GOAL:
Your answer should consist solely of the lines from the one with "Write a web" through the one with "0.8, 0.9, 1];", copied exactly, endpoints included.
─── MATERIAL PROVIDED
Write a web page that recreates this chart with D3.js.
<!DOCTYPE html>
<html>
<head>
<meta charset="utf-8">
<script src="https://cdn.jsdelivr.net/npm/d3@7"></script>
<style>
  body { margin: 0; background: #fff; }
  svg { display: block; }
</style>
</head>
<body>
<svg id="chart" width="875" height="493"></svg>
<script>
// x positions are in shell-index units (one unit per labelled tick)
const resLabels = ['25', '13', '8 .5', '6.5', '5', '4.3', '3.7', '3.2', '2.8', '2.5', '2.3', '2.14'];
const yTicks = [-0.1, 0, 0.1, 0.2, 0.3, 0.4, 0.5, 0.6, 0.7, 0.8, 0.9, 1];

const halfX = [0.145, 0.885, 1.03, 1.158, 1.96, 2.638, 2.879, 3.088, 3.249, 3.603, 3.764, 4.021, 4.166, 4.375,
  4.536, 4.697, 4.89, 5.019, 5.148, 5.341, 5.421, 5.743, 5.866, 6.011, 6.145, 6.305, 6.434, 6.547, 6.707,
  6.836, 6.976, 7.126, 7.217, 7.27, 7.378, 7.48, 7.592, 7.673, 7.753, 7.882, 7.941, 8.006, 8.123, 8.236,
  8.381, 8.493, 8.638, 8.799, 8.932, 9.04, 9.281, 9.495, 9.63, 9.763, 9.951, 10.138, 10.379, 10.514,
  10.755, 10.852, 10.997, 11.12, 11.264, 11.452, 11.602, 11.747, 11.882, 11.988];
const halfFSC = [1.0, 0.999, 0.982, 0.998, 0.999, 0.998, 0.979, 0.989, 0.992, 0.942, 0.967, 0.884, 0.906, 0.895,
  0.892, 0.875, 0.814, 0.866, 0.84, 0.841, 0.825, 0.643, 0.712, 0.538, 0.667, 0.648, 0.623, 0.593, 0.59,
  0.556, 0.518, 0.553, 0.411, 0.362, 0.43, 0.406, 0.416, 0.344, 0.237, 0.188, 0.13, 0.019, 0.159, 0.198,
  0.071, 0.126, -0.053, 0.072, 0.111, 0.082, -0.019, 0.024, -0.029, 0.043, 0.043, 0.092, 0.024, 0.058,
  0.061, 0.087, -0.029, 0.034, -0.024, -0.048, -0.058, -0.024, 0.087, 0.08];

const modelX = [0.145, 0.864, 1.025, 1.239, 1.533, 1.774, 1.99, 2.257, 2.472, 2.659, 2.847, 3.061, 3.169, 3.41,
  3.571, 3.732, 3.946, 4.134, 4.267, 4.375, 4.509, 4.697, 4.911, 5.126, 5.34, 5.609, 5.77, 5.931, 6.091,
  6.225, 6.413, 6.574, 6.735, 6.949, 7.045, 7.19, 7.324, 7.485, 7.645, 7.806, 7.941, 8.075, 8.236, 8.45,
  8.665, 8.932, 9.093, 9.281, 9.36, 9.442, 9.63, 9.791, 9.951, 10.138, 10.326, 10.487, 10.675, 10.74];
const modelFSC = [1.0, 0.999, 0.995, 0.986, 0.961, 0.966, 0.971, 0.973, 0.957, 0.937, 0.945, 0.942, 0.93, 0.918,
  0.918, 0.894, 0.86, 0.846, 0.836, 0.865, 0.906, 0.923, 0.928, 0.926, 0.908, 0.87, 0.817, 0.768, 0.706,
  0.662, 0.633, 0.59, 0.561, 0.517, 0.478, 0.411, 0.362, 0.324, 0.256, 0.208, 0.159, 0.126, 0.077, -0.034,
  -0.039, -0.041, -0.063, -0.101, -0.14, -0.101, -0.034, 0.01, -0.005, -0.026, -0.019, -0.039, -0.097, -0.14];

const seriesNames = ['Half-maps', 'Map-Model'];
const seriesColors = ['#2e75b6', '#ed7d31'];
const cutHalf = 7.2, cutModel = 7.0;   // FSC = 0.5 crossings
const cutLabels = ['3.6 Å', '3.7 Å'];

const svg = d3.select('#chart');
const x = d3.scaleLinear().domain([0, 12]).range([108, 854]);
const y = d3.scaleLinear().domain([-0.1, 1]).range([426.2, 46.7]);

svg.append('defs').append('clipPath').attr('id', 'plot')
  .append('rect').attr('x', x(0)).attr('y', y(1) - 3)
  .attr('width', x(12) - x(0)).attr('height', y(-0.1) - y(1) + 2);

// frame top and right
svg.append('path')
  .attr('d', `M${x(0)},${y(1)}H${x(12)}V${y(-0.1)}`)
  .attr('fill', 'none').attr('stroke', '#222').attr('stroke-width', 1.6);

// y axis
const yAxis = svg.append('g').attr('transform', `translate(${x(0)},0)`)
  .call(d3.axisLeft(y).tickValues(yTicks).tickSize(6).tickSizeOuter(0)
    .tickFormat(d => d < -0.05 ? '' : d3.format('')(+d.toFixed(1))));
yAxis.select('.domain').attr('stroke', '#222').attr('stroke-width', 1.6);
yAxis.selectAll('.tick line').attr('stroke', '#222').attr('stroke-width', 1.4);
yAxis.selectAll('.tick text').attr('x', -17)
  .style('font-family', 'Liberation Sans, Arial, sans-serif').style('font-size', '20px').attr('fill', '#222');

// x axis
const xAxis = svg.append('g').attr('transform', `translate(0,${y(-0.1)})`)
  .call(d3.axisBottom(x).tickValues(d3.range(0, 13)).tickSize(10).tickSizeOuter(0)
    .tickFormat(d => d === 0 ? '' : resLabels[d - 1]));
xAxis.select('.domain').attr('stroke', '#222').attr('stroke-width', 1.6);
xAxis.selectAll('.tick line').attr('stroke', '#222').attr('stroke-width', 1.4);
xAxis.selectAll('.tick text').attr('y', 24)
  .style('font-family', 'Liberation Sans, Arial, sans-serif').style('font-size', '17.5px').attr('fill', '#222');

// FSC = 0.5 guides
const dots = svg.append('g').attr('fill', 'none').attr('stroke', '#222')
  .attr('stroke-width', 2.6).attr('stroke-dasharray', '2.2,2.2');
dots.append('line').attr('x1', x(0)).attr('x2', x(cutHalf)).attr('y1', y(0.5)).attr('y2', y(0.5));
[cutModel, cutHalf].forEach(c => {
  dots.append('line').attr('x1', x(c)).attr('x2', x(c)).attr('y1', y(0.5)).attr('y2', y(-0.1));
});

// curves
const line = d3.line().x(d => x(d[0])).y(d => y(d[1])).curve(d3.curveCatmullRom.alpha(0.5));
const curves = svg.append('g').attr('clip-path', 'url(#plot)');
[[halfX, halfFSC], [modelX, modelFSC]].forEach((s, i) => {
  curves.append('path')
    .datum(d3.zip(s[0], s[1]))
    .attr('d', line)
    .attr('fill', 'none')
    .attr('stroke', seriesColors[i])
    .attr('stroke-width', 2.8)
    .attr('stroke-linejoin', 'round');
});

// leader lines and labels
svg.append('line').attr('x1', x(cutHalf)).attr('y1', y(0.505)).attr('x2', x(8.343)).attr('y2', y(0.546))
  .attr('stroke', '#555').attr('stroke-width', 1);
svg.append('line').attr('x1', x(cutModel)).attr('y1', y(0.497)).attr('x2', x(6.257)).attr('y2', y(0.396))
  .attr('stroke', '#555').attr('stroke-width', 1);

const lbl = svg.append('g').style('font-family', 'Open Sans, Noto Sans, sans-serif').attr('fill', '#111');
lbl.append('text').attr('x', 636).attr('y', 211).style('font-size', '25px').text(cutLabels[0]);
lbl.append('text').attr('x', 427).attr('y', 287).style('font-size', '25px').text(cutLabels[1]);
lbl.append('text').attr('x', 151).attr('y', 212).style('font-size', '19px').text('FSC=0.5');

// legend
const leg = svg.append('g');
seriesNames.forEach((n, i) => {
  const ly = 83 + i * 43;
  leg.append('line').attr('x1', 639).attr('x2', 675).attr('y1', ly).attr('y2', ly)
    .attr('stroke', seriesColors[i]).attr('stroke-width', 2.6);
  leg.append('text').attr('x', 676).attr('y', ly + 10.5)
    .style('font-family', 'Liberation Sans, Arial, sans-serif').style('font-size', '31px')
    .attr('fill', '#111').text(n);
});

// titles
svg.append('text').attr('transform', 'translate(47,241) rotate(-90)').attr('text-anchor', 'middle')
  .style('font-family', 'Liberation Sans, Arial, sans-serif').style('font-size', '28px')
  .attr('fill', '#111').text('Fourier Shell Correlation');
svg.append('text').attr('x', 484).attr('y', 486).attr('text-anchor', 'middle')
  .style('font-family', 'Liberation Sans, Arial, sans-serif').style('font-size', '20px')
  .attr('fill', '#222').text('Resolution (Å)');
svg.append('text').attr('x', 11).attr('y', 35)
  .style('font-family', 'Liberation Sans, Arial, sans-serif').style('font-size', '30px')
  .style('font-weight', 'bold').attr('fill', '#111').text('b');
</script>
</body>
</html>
──────
─── MATERIAL PROVIDED
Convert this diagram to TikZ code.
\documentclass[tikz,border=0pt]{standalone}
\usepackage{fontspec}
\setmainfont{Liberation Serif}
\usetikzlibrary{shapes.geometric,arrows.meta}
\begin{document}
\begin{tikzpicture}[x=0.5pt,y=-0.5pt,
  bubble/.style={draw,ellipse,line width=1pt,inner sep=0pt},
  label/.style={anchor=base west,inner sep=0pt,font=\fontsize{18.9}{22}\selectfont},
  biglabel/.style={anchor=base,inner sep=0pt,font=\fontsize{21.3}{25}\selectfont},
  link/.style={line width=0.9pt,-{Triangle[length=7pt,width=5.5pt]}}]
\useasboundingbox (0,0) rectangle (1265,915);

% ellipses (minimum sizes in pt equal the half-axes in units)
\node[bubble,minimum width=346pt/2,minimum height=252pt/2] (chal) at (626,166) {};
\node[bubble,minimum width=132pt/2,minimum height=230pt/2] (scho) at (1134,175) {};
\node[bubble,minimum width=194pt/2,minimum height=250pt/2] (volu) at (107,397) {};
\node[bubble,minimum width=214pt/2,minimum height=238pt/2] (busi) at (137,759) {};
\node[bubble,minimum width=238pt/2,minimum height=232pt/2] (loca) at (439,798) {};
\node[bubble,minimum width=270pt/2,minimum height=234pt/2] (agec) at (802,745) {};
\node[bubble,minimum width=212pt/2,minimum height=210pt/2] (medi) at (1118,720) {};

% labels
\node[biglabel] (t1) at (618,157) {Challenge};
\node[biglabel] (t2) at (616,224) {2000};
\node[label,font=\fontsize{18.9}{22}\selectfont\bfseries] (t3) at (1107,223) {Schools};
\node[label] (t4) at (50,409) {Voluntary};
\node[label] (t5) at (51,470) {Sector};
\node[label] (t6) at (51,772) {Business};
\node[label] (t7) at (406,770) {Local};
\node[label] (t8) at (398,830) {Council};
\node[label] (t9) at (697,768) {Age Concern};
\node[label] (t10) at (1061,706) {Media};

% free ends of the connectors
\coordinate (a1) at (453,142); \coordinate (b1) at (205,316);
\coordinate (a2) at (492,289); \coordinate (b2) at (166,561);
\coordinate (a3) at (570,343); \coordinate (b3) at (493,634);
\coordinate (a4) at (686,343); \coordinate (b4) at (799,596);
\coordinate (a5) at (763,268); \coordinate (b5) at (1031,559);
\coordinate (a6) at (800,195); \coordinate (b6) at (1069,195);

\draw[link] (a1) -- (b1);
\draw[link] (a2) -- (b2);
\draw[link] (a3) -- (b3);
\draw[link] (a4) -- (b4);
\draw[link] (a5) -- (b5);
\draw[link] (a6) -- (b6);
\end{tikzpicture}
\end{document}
──────
SOLUTION FOR THIS EXERCISE:
Write a web page that recreates this chart with D3.js.
<!DOCTYPE html>
<html>
<head>
<meta charset="utf-8">
<script src="https://cdn.jsdelivr.net/npm/d3@7"></script>
<style>
  body { margin: 0; background: #fff; }
  svg { display: block; }
</style>
</head>
<body>
<svg id="chart" width="875" height="493"></svg>
<script>
// x positions are in shell-index units (one unit per labelled tick)
const resLabels = ['25', '13', '8 .5', '6.5', '5', '4.3', '3.7', '3.2', '2.8', '2.5', '2.3', '2.14'];
const yTicks = [-0.1, 0, 0.1, 0.2, 0.3, 0.4, 0.5, 0.6, 0.7, 0.8, 0.9, 1];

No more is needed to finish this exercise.